Working Paper Number

166

Publication Date

2008

Comments

Working Paper 166

Abstract

The first objective of this paper is to provide a comprehensive set of estimates of capital flight for a sample of 40 African countries over the period of 1970-2004 to help in assessing the magnitude of the capital fight phenomenon. Second, the paper reviews the literature on the causes of capital flight from sub-Saharan Africa as a way of identifying the factors that may be reversed by appropriate policy responses. Third, we provide new econometric evidence on the linkages between external borrowing and capital flight, one of the key relationships identified in the empirical literature. We confirm the robustness of the debt-capital flight relationships by estimating the capital flight equation using a proxy of capital flight that is independent of debt in its construction.
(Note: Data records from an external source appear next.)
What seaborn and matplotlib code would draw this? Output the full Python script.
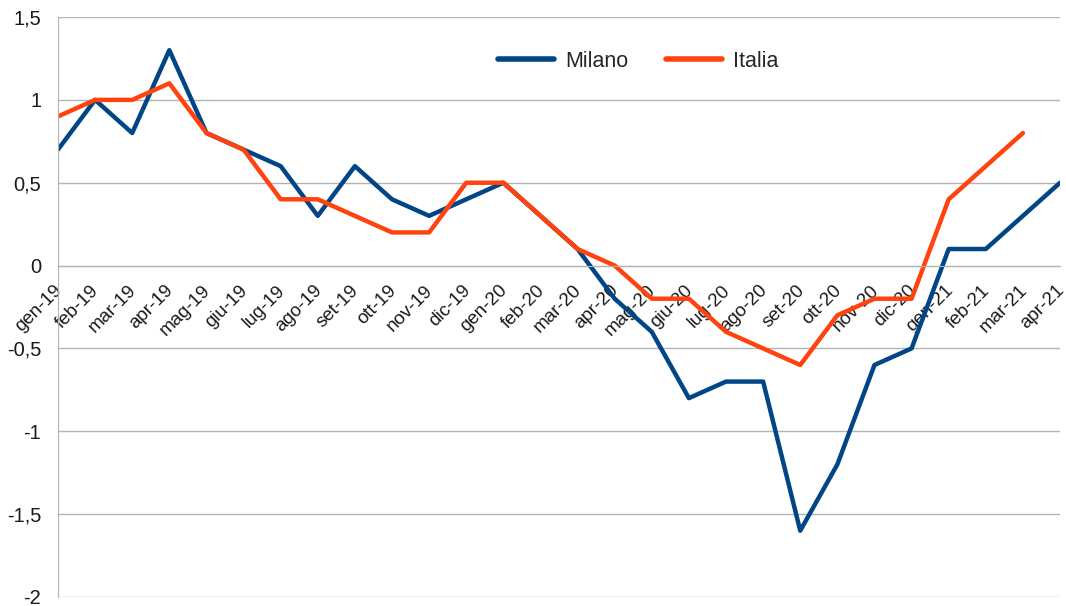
import pandas as pd
import seaborn as sns
import matplotlib.pyplot as plt
import matplotlib.transforms as mtransforms

# DATI
mesi = ['gen-19', 'feb-19', 'mar-19', 'apr-19', 'mag-19', 'giu-19', 'lug-19',
        'ago-19', 'set-19', 'ott-19', 'nov-19', 'dic-19', 'gen-20', 'feb-20',
        'mar-20', 'apr-20', 'mag-20', 'giu-20', 'lug-20', 'ago-20', 'set-20',
        'ott-20', 'nov-20', 'dic-20', 'gen-21', 'feb-21', 'mar-21', 'apr-21']

milano = [0.7, 1.0, 0.8, 1.3, 0.8, 0.7, 0.6, 0.3, 0.6, 0.4, 0.3, 0.4, 0.5, 0.3,
          0.1, -0.2, -0.4, -0.8, -0.7, -0.7, -1.6, -1.2, -0.6, -0.5, 0.1, 0.1,
          0.3, 0.5]

italia = [0.9, 1.0, 1.0, 1.1, 0.8, 0.7, 0.4, 0.4, 0.3, 0.2, 0.2, 0.5, 0.5, 0.3,
          0.1, 0.0, -0.2, -0.2, -0.4, -0.5, -0.6, -0.3, -0.2, -0.2, 0.4, 0.6,
          0.8, None]

y_ticks = [1.5, 1, 0.5, 0, -0.5, -1, -1.5, -2]
y_labels = ['1,5', '1', '0,5', '0', '-0,5', '-1', '-1,5', '-2']

df = pd.DataFrame({'pos': list(range(len(mesi))) * 2,
                   'valore': milano + italia,
                   'serie': ['Milano'] * len(mesi) + ['Italia'] * len(mesi)})
df['valore'] = pd.to_numeric(df['valore'])

sns.set_style('white')
plt.rcParams['font.family'] = ['Liberation Sans', 'DejaVu Sans']

fig = plt.figure(figsize=(10.66, 6.06), dpi=100)
ax = fig.add_axes([0.0544, 0.0149, 0.94, 0.957])

sns.lineplot(data=df, x='pos', y='valore', hue='serie',
             palette={'Milano': '#004586', 'Italia': '#ff420e'},
             linewidth=3.2, ax=ax, sort=False)

# asse x sullo zero (prima delle etichette, altrimenti si azzerano)
ax.spines['bottom'].set_position(('data', 0))
ax.spines['bottom'].set_color('#b3b3b3')
ax.spines['left'].set_color('#b3b3b3')
ax.spines['top'].set_visible(False)
ax.spines['right'].set_visible(False)

ax.set_axisbelow(True)
ax.set_xlim(0, len(mesi) - 1)
ax.set_ylim(-2, 1.5)
ax.set_yticks(y_ticks)
ax.set_yticklabels(y_labels, fontsize=14.5)
ax.set_xticks(range(len(mesi)))
ax.set_xticklabels(mesi, fontsize=13.5, rotation=45, ha='right', va='center',
                   rotation_mode='anchor')
ax.yaxis.grid(True, color='#b3b3b3', linewidth=1)
ax.tick_params(axis='x', length=7, width=1, color='#b3b3b3', pad=9,
               direction='out', labelcolor='#1a1a1a')
ax.tick_params(axis='y', length=7, width=1, color='#b3b3b3', pad=5,
               labelcolor='#1a1a1a')
ax.set_xlabel('')
ax.set_ylabel('')

# piccolo spostamento a destra delle etichette dei mesi
sposta = mtransforms.ScaledTranslation(1.5 / 100, 0, fig.dpi_scale_trans)
for lab in ax.get_xticklabels():
    lab.set_transform(lab.get_transform() + sposta)

leg = ax.legend(loc='upper center', bbox_to_anchor=(0.579, 0.975), ncol=2,
                frameon=False, fontsize=15.5, handlelength=2.6,
                columnspacing=1.75, handletextpad=0.5)
for line in leg.get_lines():
    line.set_linewidth(4)

plt.savefig('out.png', dpi=100)
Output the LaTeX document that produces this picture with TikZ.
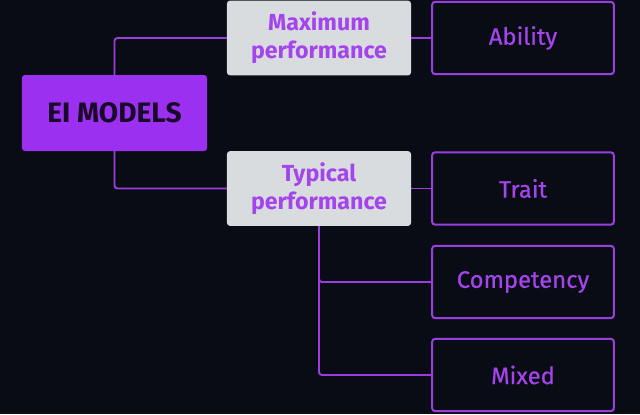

This proxy is bank deposits held by African non-bank private agents in Western banks. Bank deposits are one of the means by which smuggled funds are held abroad and thus are related to our measure of capital flight. Thus we are able to confidently conclude that the strong relationship between capital flight and external borrowing is not a spurious relationship arising from the definition of capital flight that we use in the paper. Fourth, the paper discusses strategies to prevent and reverse capital flight with a special emphasis on the rationale for advocating the doctrine of odious debt for the repudiation of illegitimate debts. The paper closes with a summary of the evidence and the arguments.